The campaign has been adopted by Kuwaiti women seeking to help Egyptians in villages and poor areas “that are suffering after the recent economic turmoil”, according to a press release from Kuwait’s section in the Cairo International Book Fair.
Al-Humaidi noted that some Kuwaiti businessmen are also participating in the campaign, which has been dubbed “the Kuwaiti initiative to support Egyptian people”.
These statements came during a Friday conference at the Cairo International Book Fair, with Kuwait a guest of honour at this year’s expo, titled “Kuwaiti-Egyptian economic relations and Kuwait’s role in Arab economic development”.
Kuwait, along with other Gulf countries, pledged loans to Egypt in the form of interest-free deposits, grants and petroleum products totaling $12bn after the removal of former President Mohamed Morsi on 3 July.
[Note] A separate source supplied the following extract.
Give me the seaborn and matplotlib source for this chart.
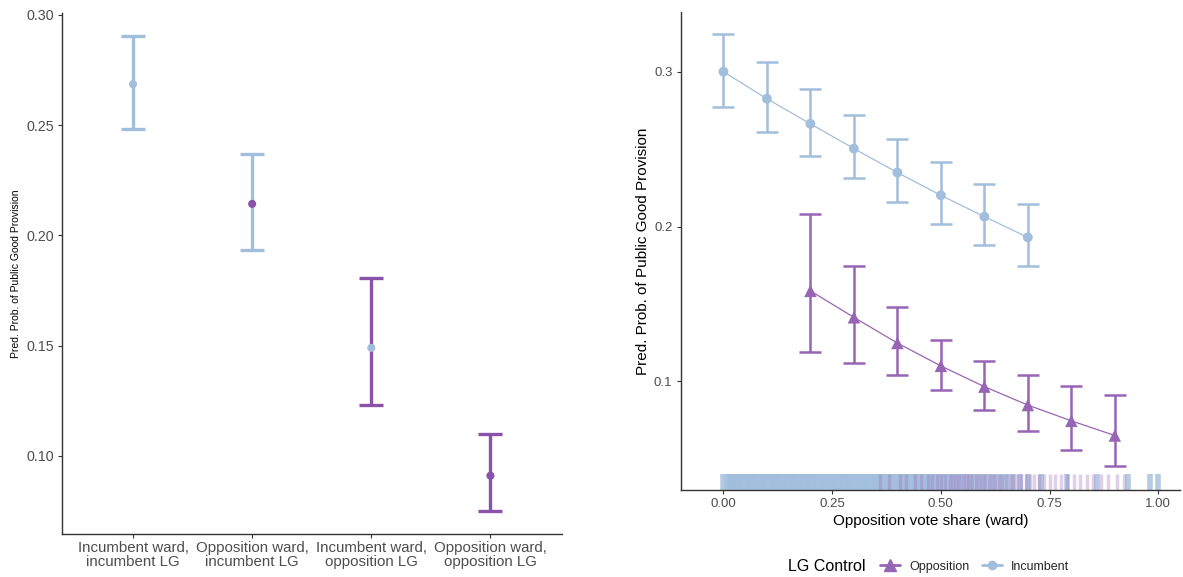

The Gulf country leased $ 4bn.
The Central Bank of Egypt announced in September it had received a $2bn deposit from Kuwait.
In October, interim Prime Minister Hazem El-Beblawi highlighted that Kuwait had granted Egypt an extension on its debt repayment from one to five years, a move it said came at Egypt’s request.
Al-Humaidi pointed out that petroleum assistance valued at $1bn was also sent to Egypt, but the remaining $1bn has yet to be approved by Kuwaiti National Assembly yet.
“Popular assistance to Egypt is more important than the governmental assistance,” Al-Humaidi stressed.
The Kuwait Fund for Arab Economic Development finances 37 projects in Egypt with a value of $2bn, Al-Humaidi said, adding that Kuwait is keen on offering economic aid to many African and Asian countries in order to guarantee “a global existence”.
Al-Humaidi, during his statements, called on the Egyptian government to depend on the private sector in achieving economic development.
He also asserted the importance of developing Egypt’s infrastructure and resolving the disputes of Arab and foreign investors, noting that some Kuwaiti investors have been suffering problems in Egypt “for 40 or 50 years”.
Cancelling energy and commodity subsidies cannot be achieved in a single step, Al-Humaidi said, adding that the government should begin the cutbacks with the wealthy.